* What is asked: Every line containing the word "with" needs to be found and copied.
━━ Supplied material ━━
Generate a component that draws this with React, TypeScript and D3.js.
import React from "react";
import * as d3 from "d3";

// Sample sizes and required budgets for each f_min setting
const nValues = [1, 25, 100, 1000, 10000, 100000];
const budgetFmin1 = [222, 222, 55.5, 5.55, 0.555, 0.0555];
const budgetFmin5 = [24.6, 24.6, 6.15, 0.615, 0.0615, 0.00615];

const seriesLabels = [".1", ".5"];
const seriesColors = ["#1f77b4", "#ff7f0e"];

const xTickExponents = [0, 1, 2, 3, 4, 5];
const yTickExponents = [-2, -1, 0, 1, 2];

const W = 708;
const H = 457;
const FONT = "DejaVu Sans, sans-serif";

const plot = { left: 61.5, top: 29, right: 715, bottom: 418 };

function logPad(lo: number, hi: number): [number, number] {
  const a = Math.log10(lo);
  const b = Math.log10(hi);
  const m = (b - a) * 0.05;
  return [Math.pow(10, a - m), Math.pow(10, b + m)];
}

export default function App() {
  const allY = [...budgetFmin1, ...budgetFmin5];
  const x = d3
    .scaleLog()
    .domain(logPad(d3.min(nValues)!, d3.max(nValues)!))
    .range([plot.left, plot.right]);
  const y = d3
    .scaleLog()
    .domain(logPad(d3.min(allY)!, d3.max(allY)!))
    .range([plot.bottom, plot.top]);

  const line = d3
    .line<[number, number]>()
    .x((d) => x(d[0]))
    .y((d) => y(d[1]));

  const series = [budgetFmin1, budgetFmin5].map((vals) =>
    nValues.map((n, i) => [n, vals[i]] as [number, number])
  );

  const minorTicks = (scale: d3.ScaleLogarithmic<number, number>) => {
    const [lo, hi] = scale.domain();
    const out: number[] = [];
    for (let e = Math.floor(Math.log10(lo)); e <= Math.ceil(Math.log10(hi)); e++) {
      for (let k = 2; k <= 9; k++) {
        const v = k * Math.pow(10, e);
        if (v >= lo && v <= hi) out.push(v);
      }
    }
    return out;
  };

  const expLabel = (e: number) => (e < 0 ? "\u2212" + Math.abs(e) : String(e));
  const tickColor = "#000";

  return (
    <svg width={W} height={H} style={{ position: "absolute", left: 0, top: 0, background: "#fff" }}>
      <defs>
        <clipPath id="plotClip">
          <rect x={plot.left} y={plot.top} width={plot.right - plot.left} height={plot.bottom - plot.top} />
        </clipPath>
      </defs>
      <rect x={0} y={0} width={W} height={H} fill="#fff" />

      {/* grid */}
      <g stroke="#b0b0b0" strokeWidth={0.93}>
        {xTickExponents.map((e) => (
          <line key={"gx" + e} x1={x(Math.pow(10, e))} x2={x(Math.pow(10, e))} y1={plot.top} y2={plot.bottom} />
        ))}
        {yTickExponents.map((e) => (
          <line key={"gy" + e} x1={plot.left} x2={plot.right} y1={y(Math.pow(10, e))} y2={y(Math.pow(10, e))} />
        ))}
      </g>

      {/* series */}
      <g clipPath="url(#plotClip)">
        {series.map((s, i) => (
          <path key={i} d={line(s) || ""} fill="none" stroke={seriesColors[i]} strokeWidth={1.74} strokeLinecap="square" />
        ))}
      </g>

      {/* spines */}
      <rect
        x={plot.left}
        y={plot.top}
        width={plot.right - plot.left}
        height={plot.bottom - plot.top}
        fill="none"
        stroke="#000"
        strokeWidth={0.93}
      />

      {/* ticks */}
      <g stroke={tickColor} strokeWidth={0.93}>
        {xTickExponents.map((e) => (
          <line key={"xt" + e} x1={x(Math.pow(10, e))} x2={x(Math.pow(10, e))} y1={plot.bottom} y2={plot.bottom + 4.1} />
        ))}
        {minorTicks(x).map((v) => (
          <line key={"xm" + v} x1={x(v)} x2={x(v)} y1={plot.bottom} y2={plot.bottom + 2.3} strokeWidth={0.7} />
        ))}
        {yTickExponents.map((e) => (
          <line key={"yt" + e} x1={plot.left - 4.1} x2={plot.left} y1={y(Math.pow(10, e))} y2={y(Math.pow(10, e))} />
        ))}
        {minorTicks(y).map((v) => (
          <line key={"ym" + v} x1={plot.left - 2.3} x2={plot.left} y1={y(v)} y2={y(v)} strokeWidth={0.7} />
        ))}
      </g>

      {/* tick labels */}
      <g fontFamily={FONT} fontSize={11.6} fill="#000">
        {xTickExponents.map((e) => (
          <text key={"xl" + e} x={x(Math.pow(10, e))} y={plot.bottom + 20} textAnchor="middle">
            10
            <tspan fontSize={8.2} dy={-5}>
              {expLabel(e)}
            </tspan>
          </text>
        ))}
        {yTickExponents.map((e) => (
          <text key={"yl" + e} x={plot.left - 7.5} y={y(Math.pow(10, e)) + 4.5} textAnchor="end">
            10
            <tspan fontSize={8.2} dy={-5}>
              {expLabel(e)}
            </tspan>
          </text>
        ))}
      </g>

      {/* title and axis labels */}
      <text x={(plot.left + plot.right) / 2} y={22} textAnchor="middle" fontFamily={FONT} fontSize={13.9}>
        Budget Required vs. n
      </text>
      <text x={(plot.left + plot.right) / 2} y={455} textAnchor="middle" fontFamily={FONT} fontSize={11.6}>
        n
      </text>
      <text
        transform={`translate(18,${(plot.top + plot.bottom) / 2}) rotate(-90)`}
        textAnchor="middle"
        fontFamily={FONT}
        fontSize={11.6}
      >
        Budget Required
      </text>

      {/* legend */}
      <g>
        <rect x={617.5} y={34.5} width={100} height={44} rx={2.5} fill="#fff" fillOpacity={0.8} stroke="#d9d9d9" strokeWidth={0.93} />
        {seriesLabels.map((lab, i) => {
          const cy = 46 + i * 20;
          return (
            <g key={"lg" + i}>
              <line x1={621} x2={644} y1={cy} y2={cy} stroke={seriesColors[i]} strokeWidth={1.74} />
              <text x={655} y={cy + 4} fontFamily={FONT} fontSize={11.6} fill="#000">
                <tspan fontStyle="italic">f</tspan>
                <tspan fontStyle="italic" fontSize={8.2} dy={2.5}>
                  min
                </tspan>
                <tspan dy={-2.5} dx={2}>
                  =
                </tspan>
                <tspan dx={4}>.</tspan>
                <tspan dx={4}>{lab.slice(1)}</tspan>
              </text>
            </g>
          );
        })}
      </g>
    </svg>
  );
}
━━━
━━ Supplied material ━━
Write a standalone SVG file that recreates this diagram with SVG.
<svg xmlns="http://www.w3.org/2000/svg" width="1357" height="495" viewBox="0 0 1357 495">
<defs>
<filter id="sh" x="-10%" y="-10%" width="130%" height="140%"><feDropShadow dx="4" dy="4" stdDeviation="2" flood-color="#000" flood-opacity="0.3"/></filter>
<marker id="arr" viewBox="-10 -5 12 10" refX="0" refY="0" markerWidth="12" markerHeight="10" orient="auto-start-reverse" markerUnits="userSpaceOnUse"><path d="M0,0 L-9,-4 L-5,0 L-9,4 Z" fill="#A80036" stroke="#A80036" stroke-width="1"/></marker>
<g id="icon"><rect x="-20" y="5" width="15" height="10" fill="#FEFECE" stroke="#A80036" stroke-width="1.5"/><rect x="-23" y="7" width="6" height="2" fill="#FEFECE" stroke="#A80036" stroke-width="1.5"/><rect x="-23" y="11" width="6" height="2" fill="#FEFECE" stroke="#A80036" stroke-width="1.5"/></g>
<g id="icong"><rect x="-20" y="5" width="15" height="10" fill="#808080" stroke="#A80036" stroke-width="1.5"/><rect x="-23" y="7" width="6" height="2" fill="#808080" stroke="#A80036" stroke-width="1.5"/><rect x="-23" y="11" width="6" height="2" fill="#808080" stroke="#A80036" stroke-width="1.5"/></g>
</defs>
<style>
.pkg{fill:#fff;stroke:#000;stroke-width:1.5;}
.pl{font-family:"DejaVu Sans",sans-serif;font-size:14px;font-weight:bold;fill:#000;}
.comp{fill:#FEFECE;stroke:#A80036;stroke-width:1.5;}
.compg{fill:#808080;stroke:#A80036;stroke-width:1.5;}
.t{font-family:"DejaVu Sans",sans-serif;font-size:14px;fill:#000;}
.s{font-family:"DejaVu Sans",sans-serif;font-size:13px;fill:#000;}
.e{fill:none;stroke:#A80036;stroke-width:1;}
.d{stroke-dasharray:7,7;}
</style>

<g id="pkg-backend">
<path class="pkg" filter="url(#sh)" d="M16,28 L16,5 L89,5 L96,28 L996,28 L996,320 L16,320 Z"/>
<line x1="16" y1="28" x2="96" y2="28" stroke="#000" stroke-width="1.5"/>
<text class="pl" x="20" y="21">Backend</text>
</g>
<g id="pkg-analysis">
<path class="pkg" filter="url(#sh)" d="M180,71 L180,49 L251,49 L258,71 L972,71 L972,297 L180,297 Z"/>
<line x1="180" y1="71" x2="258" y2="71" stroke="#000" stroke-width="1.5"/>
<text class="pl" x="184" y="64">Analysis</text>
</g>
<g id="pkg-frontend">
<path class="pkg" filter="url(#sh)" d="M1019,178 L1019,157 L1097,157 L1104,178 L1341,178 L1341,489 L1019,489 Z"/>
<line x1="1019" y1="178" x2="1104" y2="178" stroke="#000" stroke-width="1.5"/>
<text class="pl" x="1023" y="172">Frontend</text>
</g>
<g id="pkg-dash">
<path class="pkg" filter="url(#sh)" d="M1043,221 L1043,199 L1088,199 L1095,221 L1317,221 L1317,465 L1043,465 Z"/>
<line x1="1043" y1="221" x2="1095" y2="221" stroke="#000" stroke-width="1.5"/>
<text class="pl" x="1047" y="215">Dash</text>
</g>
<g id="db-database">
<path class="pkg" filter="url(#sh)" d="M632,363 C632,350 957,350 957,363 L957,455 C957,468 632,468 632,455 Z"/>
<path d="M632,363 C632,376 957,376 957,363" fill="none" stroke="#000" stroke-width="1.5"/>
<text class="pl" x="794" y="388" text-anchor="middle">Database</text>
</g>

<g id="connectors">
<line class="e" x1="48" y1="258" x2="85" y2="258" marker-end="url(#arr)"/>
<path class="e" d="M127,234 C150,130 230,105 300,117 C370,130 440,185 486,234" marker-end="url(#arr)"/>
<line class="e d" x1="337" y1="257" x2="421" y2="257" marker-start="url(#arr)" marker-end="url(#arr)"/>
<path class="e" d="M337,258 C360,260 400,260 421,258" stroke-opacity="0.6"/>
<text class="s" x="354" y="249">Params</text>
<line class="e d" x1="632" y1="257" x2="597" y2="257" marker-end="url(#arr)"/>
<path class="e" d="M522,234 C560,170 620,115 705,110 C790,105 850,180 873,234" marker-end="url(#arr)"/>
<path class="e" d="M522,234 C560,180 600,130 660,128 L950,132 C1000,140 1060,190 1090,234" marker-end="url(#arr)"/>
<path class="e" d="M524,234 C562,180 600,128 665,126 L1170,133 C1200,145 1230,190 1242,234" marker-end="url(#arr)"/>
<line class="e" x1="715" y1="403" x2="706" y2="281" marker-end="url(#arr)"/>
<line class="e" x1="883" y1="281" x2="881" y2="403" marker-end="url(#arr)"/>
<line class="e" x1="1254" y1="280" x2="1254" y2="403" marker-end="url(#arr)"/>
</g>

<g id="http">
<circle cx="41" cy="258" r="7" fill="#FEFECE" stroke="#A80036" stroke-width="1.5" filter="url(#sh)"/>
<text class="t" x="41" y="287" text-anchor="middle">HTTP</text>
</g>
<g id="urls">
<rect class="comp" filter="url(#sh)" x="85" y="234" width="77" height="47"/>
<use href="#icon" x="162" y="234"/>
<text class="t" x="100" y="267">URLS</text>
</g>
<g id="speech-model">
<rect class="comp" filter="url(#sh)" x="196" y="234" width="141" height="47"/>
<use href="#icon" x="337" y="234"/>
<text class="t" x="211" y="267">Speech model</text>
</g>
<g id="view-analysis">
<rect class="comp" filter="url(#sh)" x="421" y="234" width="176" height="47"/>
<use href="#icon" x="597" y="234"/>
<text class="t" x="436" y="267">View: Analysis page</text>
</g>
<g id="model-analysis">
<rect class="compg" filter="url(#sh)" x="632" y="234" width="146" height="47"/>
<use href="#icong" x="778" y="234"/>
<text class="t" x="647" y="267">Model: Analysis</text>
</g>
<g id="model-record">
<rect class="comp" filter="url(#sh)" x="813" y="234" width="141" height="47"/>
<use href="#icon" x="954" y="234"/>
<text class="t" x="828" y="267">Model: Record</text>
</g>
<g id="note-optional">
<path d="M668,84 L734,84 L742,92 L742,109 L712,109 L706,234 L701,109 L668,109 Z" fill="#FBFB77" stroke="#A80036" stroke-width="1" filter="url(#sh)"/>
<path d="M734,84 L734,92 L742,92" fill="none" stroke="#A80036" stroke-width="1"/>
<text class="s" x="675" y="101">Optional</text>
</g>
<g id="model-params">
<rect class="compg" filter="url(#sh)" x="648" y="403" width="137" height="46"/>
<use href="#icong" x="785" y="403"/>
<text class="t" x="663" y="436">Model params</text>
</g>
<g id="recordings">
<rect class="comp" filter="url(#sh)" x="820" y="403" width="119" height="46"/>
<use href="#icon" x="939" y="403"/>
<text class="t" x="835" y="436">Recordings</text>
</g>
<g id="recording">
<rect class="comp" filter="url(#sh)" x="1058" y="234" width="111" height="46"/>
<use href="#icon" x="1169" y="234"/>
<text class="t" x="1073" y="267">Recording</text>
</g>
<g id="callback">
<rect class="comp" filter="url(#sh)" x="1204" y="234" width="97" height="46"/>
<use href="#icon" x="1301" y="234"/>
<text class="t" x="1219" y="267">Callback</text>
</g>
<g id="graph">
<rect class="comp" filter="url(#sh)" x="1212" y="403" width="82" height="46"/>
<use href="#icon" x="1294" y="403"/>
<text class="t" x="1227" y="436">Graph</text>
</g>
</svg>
━━━
* Expected answer:
Generate a component that draws this with React, TypeScript and D3.js.
Write a standalone SVG file that recreates this diagram with SVG.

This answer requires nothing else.